Los chicos no dudan en festejar con orgullo lo pronto que recibieron esos móviles y miran con extrañeza, como a seres extraños de otro mundo, a aquéllos que aún no los poseen con 12 años. Sólo ven sus beneficios, jamás se paran a pensar en los posibles perjuicios, en lo que pueden haber perdido, tal vez porque ellos no tienen otra época con la que comparar (un ejercicio necesario que los que tenemos más de treinta años sí podemos realizar). Los jóvenes asumen la tecnología de su época con naturalidad, y si ya son en general poco contestarios, menos lo serán con aquello que les permite estar continuamente comunicados con sus amigos y les sirve además como un elemento más de distinción socioeconómica: los teléfonos móviles. La generación net es la generación más interconectada de la historia. Jamás pierden el contacto entre ellos, en cualquier momento, en cualquier lugar. Mediante mensajes escritos, mediante mensajes hablados, mediante fotos, mediante llamadas perdidas… Se relacionan, se comunican, mantienen una “conversación infinita”, que nunca acaba ni puede acabar, y que hace que los lazos entre ellos crezcan y se fortalezcan si parar.
Pero hemos de analizar la cara b de esa constante comunicación. La tecnología nunca es perversa intrínsecamente, es su uso lo que en ocasiones la convierte en aterradora. Cuando observo a mis alumnos o cuando converso con mis amigos que recién empiezan a ser padres, constato en los adultos una tendencia casi patológica hacia el control. El problema de las nuevas tecnologías es que han abierto el canal de comunicación y cerrarlo es ya prácticamente imposible. Los móviles han conseguido que sea una ficción, un imposible, la soledad, la independencia, el aislamiento voluntario. Mientras que este hecho es una triste realidad para los adultos (algunos no pueden comprender e incluso les irrita que alguien no lleve el móvil consigo a todas horas o no conteste a las llamadas perdidas) que deciden ¿libremente? autoencerrarse en el panóptico digital, controlándose los unos a los otros, vigilándose, lo cierto es que es novedosa su imposición a los más jóvenes: desde que nacen están siendo vigilados constantemente, grabados, fotografiados, conviviendo con Truman en la ciudad de la imagen, sin que a nadie parezca preocuparle su derecho a la intimidad, que sus propios padres violan constantemente. Posteriormente, cuando los jóvenes empiezan sus socialización y salen a la calle es cuando los nuevos padres, olvidándose de sus propias infancias y dejándose llevar por los mitos que siempre confirman que los nuevos tiempos son los más peligrosos jamás vividos, equipan rápidamente a sus hijos con los teléfonos móviles para poder localizarlos en cualquier momento. Y esa necesidad de control no finalizará ya jamás.

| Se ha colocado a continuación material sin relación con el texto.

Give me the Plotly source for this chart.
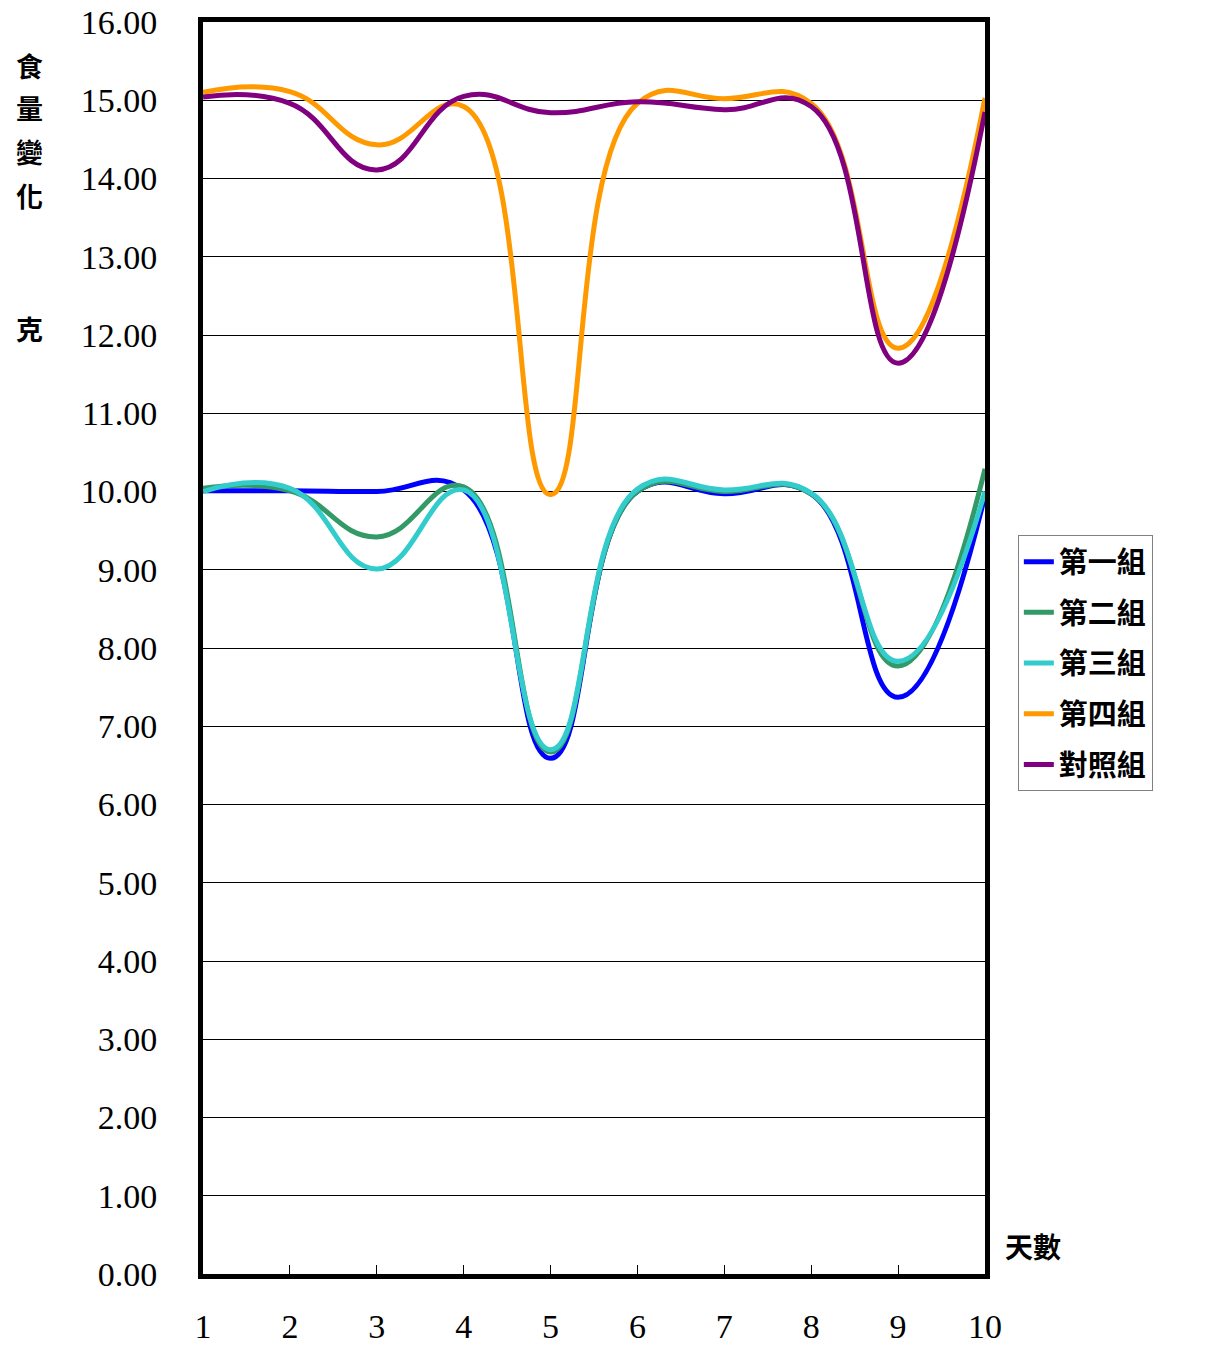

No comparto con mucha gente de mi generación esa tonta nostalgia por nuestras infancias ochenteras. Esa nostalgia tiene más de recreación que de realidad. Lo mismo escuchábamos nosotros de nuestros padres y escucharán los hijos de nuestros hijos. Pero hay una cosa incontestable: cuando a finales de los ochenta o principio de los noventa cualquiera de mis amigos salía por la puerta de casa con 14 o 15 años, se adentraba en un mundo de independencia y libertad marcado y caracterizado por la necesaria ausencia del manto protector de los padres. Durante horas no había conexión con los adultos. Pero no es que no la hubiera fruto de decisiones personales, sino por una absoluta imposibilidad tecnológica. Gozábamos de una libertad (que era en ese sentido similar a la de generaciones anteriores) que no hacía falta valorar o preservar porque era inevitable. Eso ya no existe. Los jóvenes no lo tiene tan fácil para liberarse de sus adultos. No hace falta ir a los extremos que tanto gusta mostrar en los medios de comunicación respecto a los móviles equipados con GPS y demás artefactos que aún no se han popularizado. Pero la tendencia general es hacia un mayor control de la juventud. Tenemos más miedo y ese miedo lo queremos solventar con un mayor control. Se aceptan como verdades absolutas hipótesis jamás contrastadas de una mayor inseguridad en las calles. Muchos padres muestran una alegría casi sardónica al contar que sus hijos de 15 años no salen demasiado a la calle y se quedan encerrados en sus habitaciones con sus amigos jugando a la consola. Los espacios públicos se vacían, las relaciones cibernéticas crecen. Se están generando cambios en las formas de relación social delante de nuestros ojos. Y los padres han descubierto que pueden ser más flexibles con ciertas normas en relación a las salidas a la calle de sus hijos adolescentes a cambio de que éstos reporten informes constantes de su situación y estado. La comunicación constante entre hijos y padres puede estar creando una dependencia de información en estos últimos que anteriores generaciones de padres no tuvieron o no pudieron plantearse satisfacer. Y como de cualquier droga va a ser difícil desengancharse.
Será algo sobre lo que habrá que reflexionar. Los nuevos padres tendrán que encontrar lugares de encuentro con sus hijos, aprender a no estar conectados a pesar de que sea posible tecnológicamente, porque de lo contrario será mucho más complicada la maduración de los jóvenes net (y de los hijos de éstos en el futuro), porque es evidente que una excesiva protección impide la asunción de responsabilidades, y la presencia constante de los padres en el crecimiento de los hijos no parece que vaya a proporcionar el ambiente más adecuado para que éstos encuentren los espacios donde poder asumirlas.